The Eleventh Circuit Court of Appeals recently highlighted one such case under the Fair Debt Collection Practices Act (FDCPA).
Joni Shoup entered into a mortgage contract with America Wholesale Lender in 2003. The contract identified America Wholesale as the "lender" and Mortgage Electronic Registration Systems, Inc. (MERS) as "the grantee under" the mortgage contract and as "a separate corporation that is acting solely as a nominee for Lender and Lender's successors and assigns."
Shoup defaulted on her mortgage, and McCurdy & Candler, MERS' law firm, contacted Shoup. McCurdy & Candler's initial communication letter entitled, "NOTICE PURSUANT TO FAIR DEBT COLLECTION PRACTICES ACT 15 USC 1692," identified MERS as Shoup's creditor and stated that the firm was attempting to collect a debt.
The FDCPA carefully outlines debt collection practices. Under the FDCPA, a debt collector may not use a false, deceptive, or misleading representation or means in collecting debt or obtaining information concerning a customer. Shoup alleged that the McCurdy & Candler letter violated the FDCPA by misrepresenting MERS as her "creditor."
The FDCPA states that a creditor is "any person who offers or extends credit creating a debt or to whom a debt is owed, but such term does not include any person to the extent that he receives an assignment or transfer of a debt in default solely for the purpose of facilitating collection of such debt for another." Shoup claimed that MERS did not offer or extend credit to her, and that she did not owe a debt to MERS.

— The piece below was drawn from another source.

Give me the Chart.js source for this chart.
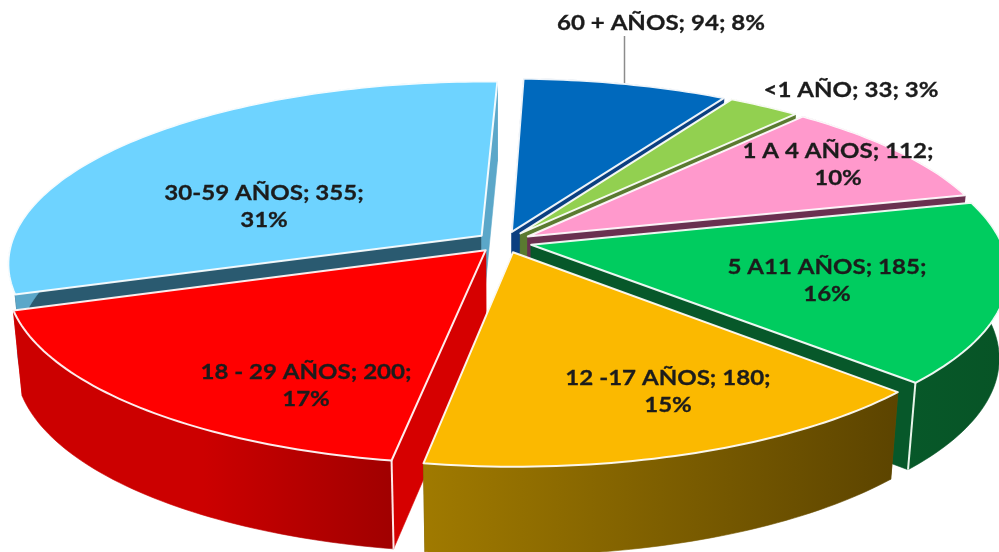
<!DOCTYPE html>
<html><head><meta charset="utf-8">
<style>html,body{margin:0;padding:0;background:#fff;overflow:hidden}canvas{display:block;filter:blur(0.5px)}</style>
<script src="https://cdn.jsdelivr.net/npm/chart.js@4"></script>
</head><body>
<canvas id="c" width="999" height="552"></canvas>
<script>
const categories = ["60 + AÑOS","<1 AÑO","1 A 4 AÑOS","5 A11 AÑOS","12 -17 AÑOS","18 - 29 AÑOS","30-59 AÑOS"];
const values = [94,33,112,185,180,200,355];
const percents = ["8%","3%","10%","16%","15%","17%","31%"];
const topColors = ["#0069bd","#92d050","#ff99cc","#00cc5f","#fbb900","#ff0000","#6ed3ff"];
const startFaceColors = ["#0b3f80","#5a7a30","#6a3050","#07582a","#6a5000","#d60000","#2a5a70"];
const endFaceColors = ["#0b3f80","#5a7a30","#6a3050","#07582a","#6a5000","#d60000","#5ba7c9"];
const wallStops = [
  ["#0b3f80","#0b3f80"],["#5a7a30","#5a7a30"],["#6a3050","#6a3050"],
  ["#075829","#075426"],["#a07a00","#5c4400"],["#cc0000","#cc0000","#a00000"],["#5ba7c9","#5ba7c9"]
];
const paintOrder = [0,1,2,6,3,5,4];
const labelLayout = [[661,23],[851,90],[838,151],[827,267],[668,378],[306,372],[264,193]];
const labelLines = [
  ["60 + AÑOS; 94; 8%"],["<1 AÑO; 33; 3%"],["1 A 4 AÑOS; 112;","10%"],["5 A11 AÑOS; 185;","16%"],
  ["12 -17 AÑOS; 180;","15%"],["18 - 29 AÑOS; 200;","17%"],["30-59 AÑOS; 355;","31%"]
];
const cx=504, cy=242, Rx=470, Ry=179, persp=0.15, depth=84, depthGrow=0.05, shrink=0.018, explode=28;

function project(u,v,z){
  const s=1/(1-persp*v), t=1-shrink*z;
  return [cx+u*Rx*s*t, cy+v*Ry*s+depth*(1+depthGrow*v)*z];
}
function arcPts(a0,a1,du,dv,z){
  const n=Math.max(4,Math.ceil((a1-a0)/0.02)), pts=[];
  for(let i=0;i<=n;i++){const a=a0+(a1-a0)*i/n;pts.push(project(Math.cos(a)+du,Math.sin(a)+dv,z));}
  return pts;
}
function poly(ctx,pts,fill,stroke,lw){
  ctx.beginPath();pts.forEach((p,i)=>i?ctx.lineTo(p[0],p[1]):ctx.moveTo(p[0],p[1]));ctx.closePath();
  ctx.fillStyle=fill;ctx.fill();
  if(stroke){ctx.strokeStyle=stroke;ctx.lineWidth=lw;ctx.lineJoin='round';ctx.stroke();}
  else{ctx.strokeStyle=fill;ctx.lineWidth=0.6;ctx.stroke();}
}
function line(ctx,a,b,c,w){ctx.beginPath();ctx.moveTo(a[0],a[1]);ctx.lineTo(b[0],b[1]);ctx.strokeStyle=c;ctx.lineWidth=w;ctx.stroke();}

const pie3d={
  id:'pie3d',
  beforeDatasetDraw(chart){
    const ctx=chart.ctx, arcs=chart.getDatasetMeta(0).data;
    ctx.save();
    for(const i of paintOrder){
      const el=arcs[i], a0=el.startAngle, a1=el.endAngle, m=(a0+a1)/2;
      const off=el.options.offset/Rx, du=Math.cos(m)*off, dv=Math.sin(m)*off;
      const apexT=project(du,dv,0), apexB=project(du,dv,1);
      const top=arcPts(a0,a1,du,dv,0), bot=arcPts(a0,a1,du,dv,1);
      const s0=top[0], s1=top[top.length-1], b0=bot[0], b1=bot[bot.length-1];
      poly(ctx,[apexT,s0,b0,apexB],startFaceColors[i]);
      poly(ctx,[apexT,s1,b1,apexB],endFaceColors[i]);
      const xs=top.concat(bot).map(p=>p[0]);
      const g=ctx.createLinearGradient(Math.min(...xs),0,Math.max(...xs),0);
      wallStops[i].forEach((c,k,arr)=>g.addColorStop(k/(arr.length-1),c));
      poly(ctx,top.concat(bot.slice().reverse()),g);
      if(i===3){line(ctx,s1,b1,'#e8f5ea',2);}
      if(i===5){line(ctx,s0,b0,'#ffe8e8',2);}
      poly(ctx,[apexT,...top],topColors[i],'rgba(255,255,255,0.92)',2);
    }
    ctx.restore();
    return false;
  },
  afterDatasetsDraw(chart){
    const ctx=chart.ctx;
    ctx.save();
    line(ctx,[624.5,36],[624.5,83],'#8c8c8c',1.5);
    ctx.font='bold 21.5px Lato, "Open Sans", sans-serif';
    ctx.textAlign='center';ctx.textBaseline='middle';
    ctx.fillStyle='#1c1c1c';ctx.strokeStyle='#1c1c1c';ctx.lineWidth=0.3;
    labelLines.forEach((lines,i)=>{
      const [x,y]=labelLayout[i];
      lines.forEach((t,k)=>{
        ctx.save();ctx.translate(x,y+k*27.5);ctx.scale(1.12,1);
        ctx.fillText(t,0,0);ctx.strokeText(t,0,0);ctx.restore();
      });
    });
    ctx.restore();
  }
};

new Chart(document.getElementById('c'),{
  type:'pie',
  data:{labels:categories,datasets:[{data:values,backgroundColor:topColors,offset:explode,borderWidth:0}]},
  options:{
    responsive:false,animation:false,rotation:1.8,
    plugins:{legend:{display:false},tooltip:{enabled:false},title:{display:false}}
  },
  plugins:[pie3d]
});
</script>
</body></html>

A customer can sue any debt collector who violates the FDCPA for actual and statutory damages and costs. After a district court dismissed Shoup's claim on a 12(b)(6) motion, Shoup argued to the Eleventh Circuit Court of Appeals that she had a plausible claim for statutory damages under the FDCPA because McCurdy & Candler's initial letter falsely identified MERS as her "creditor." The Eleventh Circuit agreed, and reinstated her case.
Because the FDCPA provides a claim for statutory damages based on any violation of the statute, the court ruled that McCurdy & Candler's alleged FDCPA violation was not a harmless error.
Lawyers: If you're acting as debt collectors, you need to brush up on the specific requirements of the FDCPA. Mischaracterizing MERS as a creditor -- even if by accident -- will not be a harmless error in an Eleventh Circuit FDCPA claim.